_JOB:_ Wherever a line in the data below holds "this", copy that line.

_DATA EXTRACT:_
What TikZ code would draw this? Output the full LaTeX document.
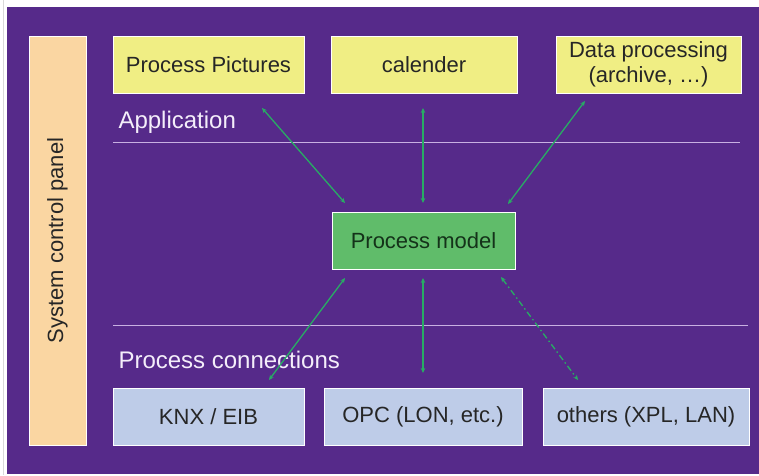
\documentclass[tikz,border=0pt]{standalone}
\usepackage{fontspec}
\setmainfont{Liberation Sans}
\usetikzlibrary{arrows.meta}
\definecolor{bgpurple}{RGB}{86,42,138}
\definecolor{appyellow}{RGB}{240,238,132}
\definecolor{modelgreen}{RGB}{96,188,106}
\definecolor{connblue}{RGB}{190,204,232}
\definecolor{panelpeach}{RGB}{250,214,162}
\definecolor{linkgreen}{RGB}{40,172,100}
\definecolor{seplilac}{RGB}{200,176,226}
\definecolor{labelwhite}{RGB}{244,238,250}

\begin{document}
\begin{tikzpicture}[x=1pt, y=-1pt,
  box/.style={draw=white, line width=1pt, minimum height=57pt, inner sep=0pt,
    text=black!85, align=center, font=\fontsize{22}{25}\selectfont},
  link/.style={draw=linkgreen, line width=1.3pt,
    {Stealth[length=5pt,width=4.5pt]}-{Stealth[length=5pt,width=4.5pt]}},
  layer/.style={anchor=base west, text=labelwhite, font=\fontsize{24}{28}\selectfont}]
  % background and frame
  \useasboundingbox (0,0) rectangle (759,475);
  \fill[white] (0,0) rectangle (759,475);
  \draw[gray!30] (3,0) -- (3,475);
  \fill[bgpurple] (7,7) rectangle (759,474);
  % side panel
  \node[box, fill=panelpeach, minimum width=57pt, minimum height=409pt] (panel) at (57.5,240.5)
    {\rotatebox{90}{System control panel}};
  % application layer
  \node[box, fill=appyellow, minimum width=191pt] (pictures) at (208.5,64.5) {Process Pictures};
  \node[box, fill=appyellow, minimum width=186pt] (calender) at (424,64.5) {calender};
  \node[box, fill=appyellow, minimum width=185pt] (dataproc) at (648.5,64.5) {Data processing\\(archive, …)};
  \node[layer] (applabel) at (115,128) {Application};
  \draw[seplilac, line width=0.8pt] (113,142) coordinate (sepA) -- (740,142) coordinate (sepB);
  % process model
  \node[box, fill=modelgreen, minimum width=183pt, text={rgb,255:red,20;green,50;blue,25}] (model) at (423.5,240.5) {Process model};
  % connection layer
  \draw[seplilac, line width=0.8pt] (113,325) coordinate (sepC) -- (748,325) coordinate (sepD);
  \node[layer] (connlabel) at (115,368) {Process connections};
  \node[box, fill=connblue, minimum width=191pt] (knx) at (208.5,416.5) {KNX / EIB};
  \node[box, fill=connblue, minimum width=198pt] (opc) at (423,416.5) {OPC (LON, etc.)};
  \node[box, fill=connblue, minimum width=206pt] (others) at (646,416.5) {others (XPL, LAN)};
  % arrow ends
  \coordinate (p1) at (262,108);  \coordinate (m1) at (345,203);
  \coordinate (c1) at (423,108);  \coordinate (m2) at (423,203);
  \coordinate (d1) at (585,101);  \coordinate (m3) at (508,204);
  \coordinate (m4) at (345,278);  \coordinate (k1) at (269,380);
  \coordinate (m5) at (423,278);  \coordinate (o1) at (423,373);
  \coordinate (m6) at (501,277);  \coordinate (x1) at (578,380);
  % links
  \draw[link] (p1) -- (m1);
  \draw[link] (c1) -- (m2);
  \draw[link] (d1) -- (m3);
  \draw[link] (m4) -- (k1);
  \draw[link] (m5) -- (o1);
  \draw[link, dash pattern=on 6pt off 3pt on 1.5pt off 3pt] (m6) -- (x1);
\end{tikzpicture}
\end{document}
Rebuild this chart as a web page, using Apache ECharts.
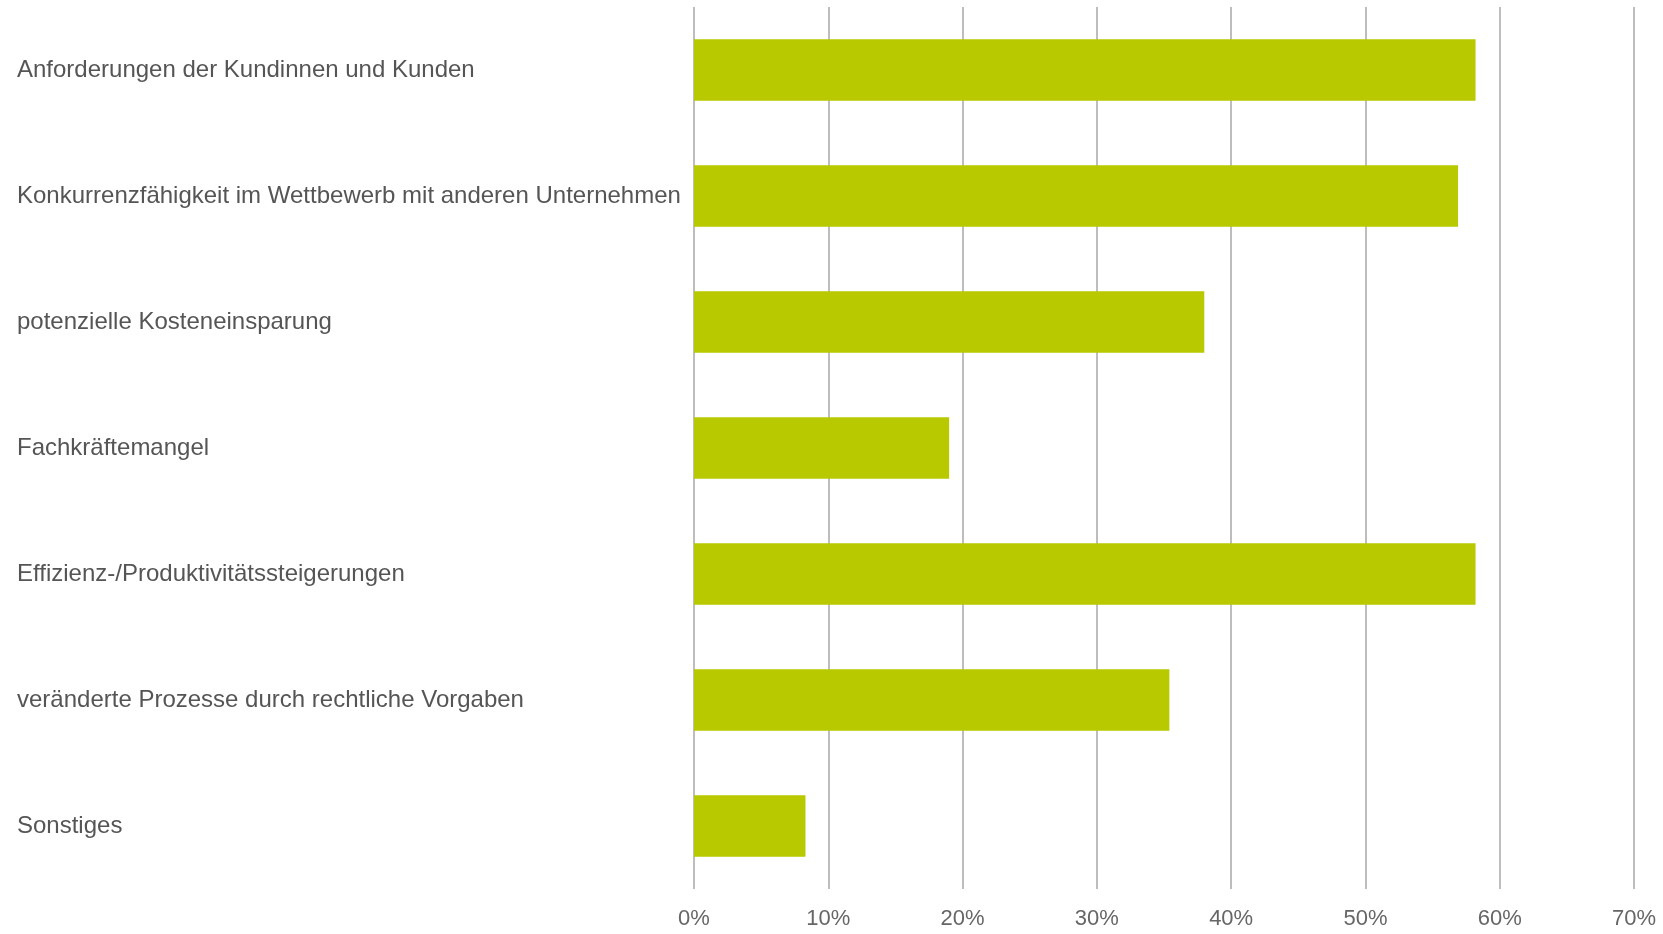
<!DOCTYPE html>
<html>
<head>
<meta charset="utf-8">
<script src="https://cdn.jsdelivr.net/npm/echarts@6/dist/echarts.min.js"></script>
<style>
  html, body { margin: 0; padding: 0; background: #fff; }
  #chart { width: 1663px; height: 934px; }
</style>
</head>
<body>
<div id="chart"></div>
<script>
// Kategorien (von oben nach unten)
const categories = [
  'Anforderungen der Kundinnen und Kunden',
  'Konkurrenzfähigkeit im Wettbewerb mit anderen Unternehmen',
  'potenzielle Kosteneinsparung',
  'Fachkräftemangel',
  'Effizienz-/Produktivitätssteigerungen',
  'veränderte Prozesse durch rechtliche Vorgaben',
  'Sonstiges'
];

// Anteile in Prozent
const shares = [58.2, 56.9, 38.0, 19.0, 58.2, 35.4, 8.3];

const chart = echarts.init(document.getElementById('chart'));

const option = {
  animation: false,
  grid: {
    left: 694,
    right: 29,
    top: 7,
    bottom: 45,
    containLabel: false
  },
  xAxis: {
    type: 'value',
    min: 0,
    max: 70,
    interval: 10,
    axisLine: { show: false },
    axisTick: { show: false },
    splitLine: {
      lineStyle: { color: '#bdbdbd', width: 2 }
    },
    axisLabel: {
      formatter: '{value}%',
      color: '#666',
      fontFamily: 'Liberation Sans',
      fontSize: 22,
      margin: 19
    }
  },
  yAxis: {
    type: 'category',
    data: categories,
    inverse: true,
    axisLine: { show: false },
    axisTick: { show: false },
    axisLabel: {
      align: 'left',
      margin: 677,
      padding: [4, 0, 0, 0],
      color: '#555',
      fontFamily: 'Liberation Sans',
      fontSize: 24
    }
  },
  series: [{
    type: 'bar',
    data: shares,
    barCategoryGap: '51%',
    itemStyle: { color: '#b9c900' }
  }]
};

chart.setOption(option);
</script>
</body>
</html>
---
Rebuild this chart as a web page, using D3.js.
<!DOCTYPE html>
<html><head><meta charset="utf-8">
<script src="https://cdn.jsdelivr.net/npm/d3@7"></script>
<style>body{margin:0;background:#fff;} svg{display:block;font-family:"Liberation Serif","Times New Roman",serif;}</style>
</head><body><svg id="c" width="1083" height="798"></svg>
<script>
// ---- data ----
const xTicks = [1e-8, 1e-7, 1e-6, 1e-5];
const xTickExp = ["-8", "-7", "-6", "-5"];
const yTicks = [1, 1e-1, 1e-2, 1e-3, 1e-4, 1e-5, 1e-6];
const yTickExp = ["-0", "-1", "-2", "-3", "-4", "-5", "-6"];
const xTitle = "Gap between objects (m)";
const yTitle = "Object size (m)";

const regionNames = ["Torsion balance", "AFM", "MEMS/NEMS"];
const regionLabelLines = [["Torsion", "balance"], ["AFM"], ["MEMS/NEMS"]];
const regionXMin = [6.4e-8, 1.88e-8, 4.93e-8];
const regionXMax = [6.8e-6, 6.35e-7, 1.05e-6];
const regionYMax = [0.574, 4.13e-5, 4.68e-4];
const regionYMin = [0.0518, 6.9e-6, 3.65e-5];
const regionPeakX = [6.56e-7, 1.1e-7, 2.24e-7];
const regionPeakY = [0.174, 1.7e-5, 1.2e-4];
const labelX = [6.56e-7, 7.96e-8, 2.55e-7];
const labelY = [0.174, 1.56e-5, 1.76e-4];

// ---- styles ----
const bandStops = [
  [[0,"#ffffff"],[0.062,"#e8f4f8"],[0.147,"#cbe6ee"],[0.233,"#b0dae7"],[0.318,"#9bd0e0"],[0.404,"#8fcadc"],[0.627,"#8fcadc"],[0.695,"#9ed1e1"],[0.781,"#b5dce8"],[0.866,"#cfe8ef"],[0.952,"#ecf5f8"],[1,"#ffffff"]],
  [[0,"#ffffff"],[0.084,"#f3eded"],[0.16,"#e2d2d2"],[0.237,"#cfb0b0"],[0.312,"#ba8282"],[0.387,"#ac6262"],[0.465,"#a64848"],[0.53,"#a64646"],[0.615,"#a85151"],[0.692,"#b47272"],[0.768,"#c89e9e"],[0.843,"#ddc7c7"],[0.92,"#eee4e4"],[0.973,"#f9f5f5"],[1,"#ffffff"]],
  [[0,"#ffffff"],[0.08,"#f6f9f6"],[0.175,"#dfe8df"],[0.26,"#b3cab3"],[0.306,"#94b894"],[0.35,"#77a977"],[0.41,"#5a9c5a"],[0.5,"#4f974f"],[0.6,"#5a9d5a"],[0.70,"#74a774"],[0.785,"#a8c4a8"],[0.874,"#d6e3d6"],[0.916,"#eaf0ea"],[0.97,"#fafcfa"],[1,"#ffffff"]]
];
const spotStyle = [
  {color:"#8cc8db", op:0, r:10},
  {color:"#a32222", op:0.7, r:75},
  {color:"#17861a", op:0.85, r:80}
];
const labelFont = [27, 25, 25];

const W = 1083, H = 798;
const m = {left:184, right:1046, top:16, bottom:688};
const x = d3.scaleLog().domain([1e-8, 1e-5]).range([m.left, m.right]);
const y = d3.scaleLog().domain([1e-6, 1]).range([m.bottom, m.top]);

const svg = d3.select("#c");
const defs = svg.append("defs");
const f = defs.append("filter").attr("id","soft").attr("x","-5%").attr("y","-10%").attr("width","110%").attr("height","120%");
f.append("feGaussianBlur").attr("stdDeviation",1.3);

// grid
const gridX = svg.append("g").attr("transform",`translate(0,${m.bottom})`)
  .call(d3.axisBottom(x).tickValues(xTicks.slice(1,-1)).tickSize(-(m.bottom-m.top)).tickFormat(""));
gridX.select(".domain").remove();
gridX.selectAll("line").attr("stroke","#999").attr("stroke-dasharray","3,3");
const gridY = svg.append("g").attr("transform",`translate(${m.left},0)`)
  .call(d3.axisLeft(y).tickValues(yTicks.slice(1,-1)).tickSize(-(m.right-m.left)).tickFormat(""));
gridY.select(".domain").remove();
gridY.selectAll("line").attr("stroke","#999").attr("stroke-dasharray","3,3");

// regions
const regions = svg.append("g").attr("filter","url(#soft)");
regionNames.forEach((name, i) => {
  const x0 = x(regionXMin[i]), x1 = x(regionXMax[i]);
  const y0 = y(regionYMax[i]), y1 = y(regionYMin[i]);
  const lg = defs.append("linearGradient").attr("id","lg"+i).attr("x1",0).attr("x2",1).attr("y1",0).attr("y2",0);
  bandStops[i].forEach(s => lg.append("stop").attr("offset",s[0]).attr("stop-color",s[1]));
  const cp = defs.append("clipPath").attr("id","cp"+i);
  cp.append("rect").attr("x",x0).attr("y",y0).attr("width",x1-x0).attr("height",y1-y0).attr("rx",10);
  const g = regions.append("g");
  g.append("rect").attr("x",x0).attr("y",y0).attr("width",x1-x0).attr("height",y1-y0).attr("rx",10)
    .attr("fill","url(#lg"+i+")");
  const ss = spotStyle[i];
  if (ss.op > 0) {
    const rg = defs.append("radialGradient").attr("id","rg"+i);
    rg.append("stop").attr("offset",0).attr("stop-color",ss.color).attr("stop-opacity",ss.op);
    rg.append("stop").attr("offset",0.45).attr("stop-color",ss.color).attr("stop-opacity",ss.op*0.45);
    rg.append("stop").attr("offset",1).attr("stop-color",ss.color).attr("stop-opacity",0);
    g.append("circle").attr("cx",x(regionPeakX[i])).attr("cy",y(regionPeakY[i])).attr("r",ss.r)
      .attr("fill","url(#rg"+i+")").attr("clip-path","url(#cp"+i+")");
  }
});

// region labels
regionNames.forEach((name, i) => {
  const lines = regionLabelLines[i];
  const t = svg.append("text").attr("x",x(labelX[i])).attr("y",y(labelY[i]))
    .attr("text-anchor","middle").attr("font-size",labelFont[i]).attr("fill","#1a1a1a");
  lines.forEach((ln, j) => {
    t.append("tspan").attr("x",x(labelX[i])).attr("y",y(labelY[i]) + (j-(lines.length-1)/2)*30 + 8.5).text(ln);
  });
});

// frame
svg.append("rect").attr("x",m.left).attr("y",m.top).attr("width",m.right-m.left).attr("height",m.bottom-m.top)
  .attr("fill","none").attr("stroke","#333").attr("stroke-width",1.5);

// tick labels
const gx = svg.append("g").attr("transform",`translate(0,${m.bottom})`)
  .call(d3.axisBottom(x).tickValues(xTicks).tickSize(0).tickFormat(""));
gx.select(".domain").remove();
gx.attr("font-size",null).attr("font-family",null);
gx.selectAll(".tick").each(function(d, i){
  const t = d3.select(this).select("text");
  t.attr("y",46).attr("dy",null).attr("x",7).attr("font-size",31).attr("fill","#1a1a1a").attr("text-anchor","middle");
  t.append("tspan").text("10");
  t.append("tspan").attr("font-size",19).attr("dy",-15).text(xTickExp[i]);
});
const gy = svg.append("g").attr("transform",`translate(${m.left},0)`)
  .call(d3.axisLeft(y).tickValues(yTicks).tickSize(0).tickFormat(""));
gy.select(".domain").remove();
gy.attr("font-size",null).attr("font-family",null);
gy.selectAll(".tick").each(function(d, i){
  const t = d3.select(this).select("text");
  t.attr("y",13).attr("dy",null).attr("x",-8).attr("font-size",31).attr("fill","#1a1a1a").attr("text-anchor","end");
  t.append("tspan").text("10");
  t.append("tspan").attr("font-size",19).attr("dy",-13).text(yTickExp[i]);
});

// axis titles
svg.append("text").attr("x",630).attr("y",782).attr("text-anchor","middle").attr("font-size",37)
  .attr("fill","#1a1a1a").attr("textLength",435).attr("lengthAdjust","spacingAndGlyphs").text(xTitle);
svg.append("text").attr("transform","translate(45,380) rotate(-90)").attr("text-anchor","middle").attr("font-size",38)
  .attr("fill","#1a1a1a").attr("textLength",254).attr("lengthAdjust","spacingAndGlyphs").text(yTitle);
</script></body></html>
...
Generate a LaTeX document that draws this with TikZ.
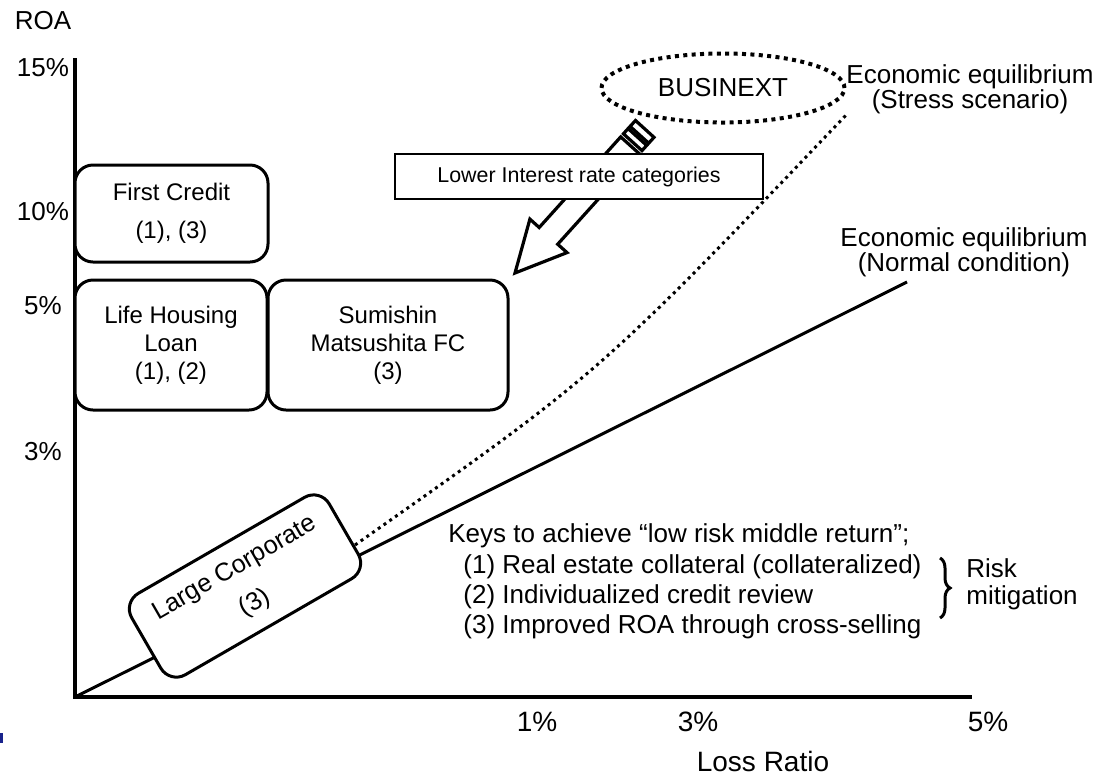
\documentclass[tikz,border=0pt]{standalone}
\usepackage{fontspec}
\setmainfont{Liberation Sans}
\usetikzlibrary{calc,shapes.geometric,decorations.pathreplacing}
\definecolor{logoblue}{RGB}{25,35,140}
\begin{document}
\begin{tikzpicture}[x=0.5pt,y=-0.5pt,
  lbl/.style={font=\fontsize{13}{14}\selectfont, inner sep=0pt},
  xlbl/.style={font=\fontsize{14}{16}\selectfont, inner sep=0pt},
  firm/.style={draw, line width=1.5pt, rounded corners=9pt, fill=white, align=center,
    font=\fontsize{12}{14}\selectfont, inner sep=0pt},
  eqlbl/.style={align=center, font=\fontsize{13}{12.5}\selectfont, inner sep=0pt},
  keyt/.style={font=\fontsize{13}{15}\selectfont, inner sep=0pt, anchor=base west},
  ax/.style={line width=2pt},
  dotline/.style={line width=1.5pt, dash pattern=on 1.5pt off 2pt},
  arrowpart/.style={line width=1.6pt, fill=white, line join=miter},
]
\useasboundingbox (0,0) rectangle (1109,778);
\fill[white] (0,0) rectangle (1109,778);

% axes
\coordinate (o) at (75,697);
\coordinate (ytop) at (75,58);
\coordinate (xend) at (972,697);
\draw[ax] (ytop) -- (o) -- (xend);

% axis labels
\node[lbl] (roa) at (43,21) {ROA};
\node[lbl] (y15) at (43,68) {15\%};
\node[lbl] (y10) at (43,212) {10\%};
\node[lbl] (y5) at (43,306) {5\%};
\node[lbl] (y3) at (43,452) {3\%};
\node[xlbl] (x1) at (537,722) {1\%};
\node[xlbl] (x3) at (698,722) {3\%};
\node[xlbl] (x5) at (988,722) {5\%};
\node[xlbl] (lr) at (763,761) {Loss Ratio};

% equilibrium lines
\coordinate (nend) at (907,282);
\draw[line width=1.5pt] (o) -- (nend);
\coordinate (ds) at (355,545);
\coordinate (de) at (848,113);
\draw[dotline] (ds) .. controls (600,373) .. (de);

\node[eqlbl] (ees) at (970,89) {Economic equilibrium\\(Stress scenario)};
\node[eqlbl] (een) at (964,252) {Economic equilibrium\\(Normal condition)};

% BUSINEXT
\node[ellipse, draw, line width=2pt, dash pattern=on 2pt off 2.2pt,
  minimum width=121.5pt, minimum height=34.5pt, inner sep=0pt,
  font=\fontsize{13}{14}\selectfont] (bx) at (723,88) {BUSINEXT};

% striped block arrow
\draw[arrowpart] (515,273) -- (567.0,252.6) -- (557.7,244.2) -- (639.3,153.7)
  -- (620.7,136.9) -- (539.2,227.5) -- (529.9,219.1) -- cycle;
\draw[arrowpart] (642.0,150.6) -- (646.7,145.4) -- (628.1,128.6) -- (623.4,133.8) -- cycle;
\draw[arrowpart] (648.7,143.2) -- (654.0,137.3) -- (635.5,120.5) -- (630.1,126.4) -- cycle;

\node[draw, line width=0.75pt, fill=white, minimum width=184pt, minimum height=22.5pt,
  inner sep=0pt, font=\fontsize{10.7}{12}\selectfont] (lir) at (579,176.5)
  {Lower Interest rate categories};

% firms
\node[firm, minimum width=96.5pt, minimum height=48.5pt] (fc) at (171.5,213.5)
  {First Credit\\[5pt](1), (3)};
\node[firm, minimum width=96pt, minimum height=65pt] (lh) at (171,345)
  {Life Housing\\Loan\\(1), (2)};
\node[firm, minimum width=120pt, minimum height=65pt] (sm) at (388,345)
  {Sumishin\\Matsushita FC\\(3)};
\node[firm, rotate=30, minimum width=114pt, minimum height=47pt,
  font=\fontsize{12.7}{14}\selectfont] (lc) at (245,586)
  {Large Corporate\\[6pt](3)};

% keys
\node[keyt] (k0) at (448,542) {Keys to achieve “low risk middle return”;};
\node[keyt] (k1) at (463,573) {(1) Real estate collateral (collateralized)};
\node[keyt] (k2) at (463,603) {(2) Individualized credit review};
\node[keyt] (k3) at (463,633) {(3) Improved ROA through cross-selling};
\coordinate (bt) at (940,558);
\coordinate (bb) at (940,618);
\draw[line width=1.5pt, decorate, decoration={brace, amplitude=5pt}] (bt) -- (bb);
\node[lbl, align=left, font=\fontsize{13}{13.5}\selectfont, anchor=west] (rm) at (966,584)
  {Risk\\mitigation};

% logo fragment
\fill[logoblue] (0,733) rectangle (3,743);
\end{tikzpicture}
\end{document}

_CORRECT OUTPUT:_
What TikZ code would draw this? Output the full LaTeX document.
Rebuild this chart as a web page, using Apache ECharts.
Rebuild this chart as a web page, using D3.js.
  const t = d3.select(this).select("text");
  const t = d3.select(this).select("text");
Generate a LaTeX document that draws this with TikZ.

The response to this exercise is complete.